--- START ---

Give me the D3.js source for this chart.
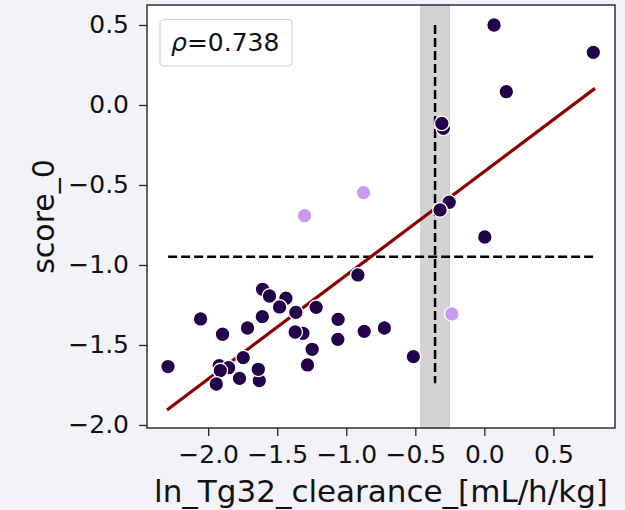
<!DOCTYPE html>
<html>
<head>
<meta charset="utf-8">
<script src="https://cdn.jsdelivr.net/npm/d3@7"></script>
<style>
  body { margin: 0; background: #f3f2f8; }
  text { font-family: "DejaVu Sans", sans-serif; fill: #111; }
</style>
</head>
<body>
<div id="chart"></div>
<script>
// Input data
const darkX = [-1.92, -1.63, -1.314, -0.297, 0.070, 0.789, 0.159, -0.308, -0.255, -0.321, 0.003,
  -0.916, -1.606, -1.556, -1.437, -1.483, -1.365, -1.218, -2.055, -1.608, -1.059, -1.896,
  -1.715, -1.370, -0.870, -0.724, -1.061, -1.247, -1.281, -0.514, -2.291, -1.746, -1.852,
  -1.912, -1.941, -1.773, -1.637];
const darkY = [-1.629, -1.723, -1.427, -0.146, 0.50, 0.329, 0.083, -0.115, -0.608, -0.656, -0.825,
  -1.0625, -1.152, -1.194, -1.208, -1.2625, -1.296, -1.265, -1.3375, -1.323, -1.34, -1.433,
  -1.394, -1.419, -1.415, -1.394, -1.465, -1.527, -1.625, -1.573, -1.635, -1.579, -1.642,
  -1.66, -1.744, -1.709, -1.652];
const lightX = [-0.875, -1.302, -0.236];
const lightY = [-0.548, -0.692, -1.306];

const fitLine = [[-2.298, -1.906], [0.801, 0.104]];
const hLine = { y: -0.948, x0: -2.29, x1: 0.794 };
const vLine = { x: -0.357, y0: 0.5, y1: -1.74 };
const band = [-0.46, -0.253];
const rhoText = "=0.738";

const xTicks = [-2.0, -1.5, -1.0, -0.5, 0.0, 0.5];
const yTicks = [0.5, 0.0, -0.5, -1.0, -1.5, -2.0];
const xLabel = "ln_Tg32_clearance_[mL/h/kg]";
const yLabel = "score_0";

const width = 625, height = 510;
const margin = { top: 5, right: 10, bottom: 82, left: 147 };

const svg = d3.select("#chart").append("svg")
  .attr("width", width).attr("height", height);

const x = d3.scaleLinear().domain([-2.443, 0.946]).range([margin.left, width - margin.right]);
const y = d3.scaleLinear().domain([-2.019, 0.625]).range([height - margin.bottom, margin.top]);

// plot background
svg.append("rect")
  .attr("x", margin.left).attr("y", margin.top)
  .attr("width", x.range()[1] - x.range()[0])
  .attr("height", y.range()[0] - y.range()[1])
  .attr("fill", "white");

// shaded band
svg.append("rect")
  .attr("x", x(band[0])).attr("y", margin.top)
  .attr("width", x(band[1]) - x(band[0]))
  .attr("height", y.range()[0] - y.range()[1])
  .attr("fill", "#d3d3d3").attr("stroke", "#c4c4c4").attr("stroke-width", 1);

// dashed lines
svg.append("line")
  .attr("x1", x(hLine.x0)).attr("x2", x(hLine.x1))
  .attr("y1", y(hLine.y)).attr("y2", y(hLine.y))
  .attr("stroke", "black").attr("stroke-width", 2.5).attr("stroke-dasharray", "9,4");
svg.append("line")
  .attr("x1", x(vLine.x)).attr("x2", x(vLine.x))
  .attr("y1", y(vLine.y0)).attr("y2", y(vLine.y1))
  .attr("stroke", "black").attr("stroke-width", 2.5).attr("stroke-dasharray", "9,4");

// regression line
svg.append("line")
  .attr("x1", x(fitLine[0][0])).attr("y1", y(fitLine[0][1]))
  .attr("x2", x(fitLine[1][0])).attr("y2", y(fitLine[1][1]))
  .attr("stroke", "#8b0000").attr("stroke-width", 3.2);

// points
const pts = darkX.map((d, i) => ({ x: d, y: darkY[i], c: "#22004a" }))
  .concat(lightX.map((d, i) => ({ x: d, y: lightY[i], c: "#c99bf0" })));
svg.append("g").selectAll("circle").data(pts).enter().append("circle")
  .attr("cx", d => x(d.x)).attr("cy", d => y(d.y)).attr("r", 7.3)
  .attr("fill", d => d.c).attr("stroke", "white").attr("stroke-width", 1.3);

// frame
svg.append("rect")
  .attr("x", margin.left).attr("y", margin.top)
  .attr("width", x.range()[1] - x.range()[0])
  .attr("height", y.range()[0] - y.range()[1])
  .attr("fill", "none").attr("stroke", "#222").attr("stroke-width", 1.4);

// axes
const fmt = d => d3.format(".1f")(d).replace("-", "\u2212");
const xAxis = svg.append("g")
  .attr("transform", `translate(0,${height - margin.bottom})`)
  .call(d3.axisBottom(x).tickValues(xTicks).tickSize(8).tickPadding(9).tickFormat(fmt));
const yAxis = svg.append("g")
  .attr("transform", `translate(${margin.left},0)`)
  .call(d3.axisLeft(y).tickValues(yTicks).tickSize(8).tickPadding(10).tickFormat(fmt));
[xAxis, yAxis].forEach(a => {
  a.select(".domain").remove();
  a.selectAll(".tick line").attr("stroke", "#222").attr("stroke-width", 1.3);
  a.selectAll(".tick text").attr("font-size", 25).attr("fill", "#111")
    .attr("font-family", "DejaVu Sans");
});

// axis labels
svg.append("text")
  .attr("x", (x.range()[0] + x.range()[1]) / 2).attr("y", 502)
  .attr("text-anchor", "middle").attr("font-size", 31).text(xLabel);
svg.append("text")
  .attr("transform", `translate(54,${(y.range()[0] + y.range()[1]) / 2}) rotate(-90)`)
  .attr("text-anchor", "middle").attr("font-size", 30).text(yLabel);

// rho box
svg.append("rect")
  .attr("x", 160).attr("y", 19.5).attr("width", 132).attr("height", 46.5)
  .attr("rx", 4).attr("fill", "white").attr("fill-opacity", 0.8)
  .attr("stroke", "#d0d0d0").attr("stroke-width", 1.2);
const rt = svg.append("text").attr("x", 171).attr("y", 51).attr("font-size", 25);
rt.append("tspan").attr("font-style", "italic").text("\u03c1");
rt.append("tspan").text(rhoText);
</script>
</body>
</html>
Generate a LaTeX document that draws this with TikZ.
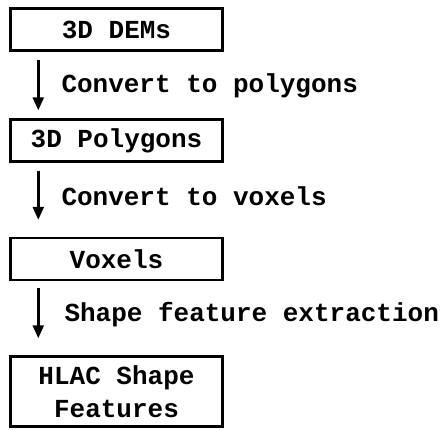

--- END ---

▶ **DIRECTIONS FOR THIS TASK**
Leave out the pictures and give the listing above again exactly.

▶ **TASK RESULT**
Give me the D3.js source for this chart.
<!DOCTYPE html>
<html>
<head>
<meta charset="utf-8">
<script src="https://cdn.jsdelivr.net/npm/d3@7"></script>
<style>
  body { margin: 0; background: #f3f2f8; }
  text { font-family: "DejaVu Sans", sans-serif; fill: #111; }
</style>
</head>
<body>
<div id="chart"></div>
<script>
// Input data
const darkX = [-1.92, -1.63, -1.314, -0.297, 0.070, 0.789, 0.159, -0.308, -0.255, -0.321, 0.003,
  -0.916, -1.606, -1.556, -1.437, -1.483, -1.365, -1.218, -2.055, -1.608, -1.059, -1.896,
  -1.715, -1.370, -0.870, -0.724, -1.061, -1.247, -1.281, -0.514, -2.291, -1.746, -1.852,
  -1.912, -1.941, -1.773, -1.637];
const darkY = [-1.629, -1.723, -1.427, -0.146, 0.50, 0.329, 0.083, -0.115, -0.608, -0.656, -0.825,
  -1.0625, -1.152, -1.194, -1.208, -1.2625, -1.296, -1.265, -1.3375, -1.323, -1.34, -1.433,
  -1.394, -1.419, -1.415, -1.394, -1.465, -1.527, -1.625, -1.573, -1.635, -1.579, -1.642,
  -1.66, -1.744, -1.709, -1.652];
const lightX = [-0.875, -1.302, -0.236];
const lightY = [-0.548, -0.692, -1.306];

const fitLine = [[-2.298, -1.906], [0.801, 0.104]];
const hLine = { y: -0.948, x0: -2.29, x1: 0.794 };
const vLine = { x: -0.357, y0: 0.5, y1: -1.74 };
const band = [-0.46, -0.253];
const rhoText = "=0.738";

const xTicks = [-2.0, -1.5, -1.0, -0.5, 0.0, 0.5];
const yTicks = [0.5, 0.0, -0.5, -1.0, -1.5, -2.0];
const xLabel = "ln_Tg32_clearance_[mL/h/kg]";
const yLabel = "score_0";

const width = 625, height = 510;
const margin = { top: 5, right: 10, bottom: 82, left: 147 };

const svg = d3.select("#chart").append("svg")
  .attr("width", width).attr("height", height);

const x = d3.scaleLinear().domain([-2.443, 0.946]).range([margin.left, width - margin.right]);
const y = d3.scaleLinear().domain([-2.019, 0.625]).range([height - margin.bottom, margin.top]);

// plot background
svg.append("rect")
  .attr("x", margin.left).attr("y", margin.top)
  .attr("width", x.range()[1] - x.range()[0])
  .attr("height", y.range()[0] - y.range()[1])
  .attr("fill", "white");

// shaded band
svg.append("rect")
  .attr("x", x(band[0])).attr("y", margin.top)
  .attr("width", x(band[1]) - x(band[0]))
  .attr("height", y.range()[0] - y.range()[1])
  .attr("fill", "#d3d3d3").attr("stroke", "#c4c4c4").attr("stroke-width", 1);

// dashed lines
svg.append("line")
  .attr("x1", x(hLine.x0)).attr("x2", x(hLine.x1))
  .attr("y1", y(hLine.y)).attr("y2", y(hLine.y))
  .attr("stroke", "black").attr("stroke-width", 2.5).attr("stroke-dasharray", "9,4");
svg.append("line")
  .attr("x1", x(vLine.x)).attr("x2", x(vLine.x))
  .attr("y1", y(vLine.y0)).attr("y2", y(vLine.y1))
  .attr("stroke", "black").attr("stroke-width", 2.5).attr("stroke-dasharray", "9,4");

// regression line
svg.append("line")
  .attr("x1", x(fitLine[0][0])).attr("y1", y(fitLine[0][1]))
  .attr("x2", x(fitLine[1][0])).attr("y2", y(fitLine[1][1]))
  .attr("stroke", "#8b0000").attr("stroke-width", 3.2);

// points
const pts = darkX.map((d, i) => ({ x: d, y: darkY[i], c: "#22004a" }))
  .concat(lightX.map((d, i) => ({ x: d, y: lightY[i], c: "#c99bf0" })));
svg.append("g").selectAll("circle").data(pts).enter().append("circle")
  .attr("cx", d => x(d.x)).attr("cy", d => y(d.y)).attr("r", 7.3)
  .attr("fill", d => d.c).attr("stroke", "white").attr("stroke-width", 1.3);

// frame
svg.append("rect")
  .attr("x", margin.left).attr("y", margin.top)
  .attr("width", x.range()[1] - x.range()[0])
  .attr("height", y.range()[0] - y.range()[1])
  .attr("fill", "none").attr("stroke", "#222").attr("stroke-width", 1.4);

// axes
const fmt = d => d3.format(".1f")(d).replace("-", "\u2212");
const xAxis = svg.append("g")
  .attr("transform", `translate(0,${height - margin.bottom})`)
  .call(d3.axisBottom(x).tickValues(xTicks).tickSize(8).tickPadding(9).tickFormat(fmt));
const yAxis = svg.append("g")
  .attr("transform", `translate(${margin.left},0)`)
  .call(d3.axisLeft(y).tickValues(yTicks).tickSize(8).tickPadding(10).tickFormat(fmt));
[xAxis, yAxis].forEach(a => {
  a.select(".domain").remove();
  a.selectAll(".tick line").attr("stroke", "#222").attr("stroke-width", 1.3);
  a.selectAll(".tick text").attr("font-size", 25).attr("fill", "#111")
    .attr("font-family", "DejaVu Sans");
});

// axis labels
svg.append("text")
  .attr("x", (x.range()[0] + x.range()[1]) / 2).attr("y", 502)
  .attr("text-anchor", "middle").attr("font-size", 31).text(xLabel);
svg.append("text")
  .attr("transform", `translate(54,${(y.range()[0] + y.range()[1]) / 2}) rotate(-90)`)
  .attr("text-anchor", "middle").attr("font-size", 30).text(yLabel);

// rho box
svg.append("rect")
  .attr("x", 160).attr("y", 19.5).attr("width", 132).attr("height", 46.5)
  .attr("rx", 4).attr("fill", "white").attr("fill-opacity", 0.8)
  .attr("stroke", "#d0d0d0").attr("stroke-width", 1.2);
const rt = svg.append("text").attr("x", 171).attr("y", 51).attr("font-size", 25);
rt.append("tspan").attr("font-style", "italic").text("\u03c1");
rt.append("tspan").text(rhoText);
</script>
</body>
</html>
Generate a LaTeX document that draws this with TikZ.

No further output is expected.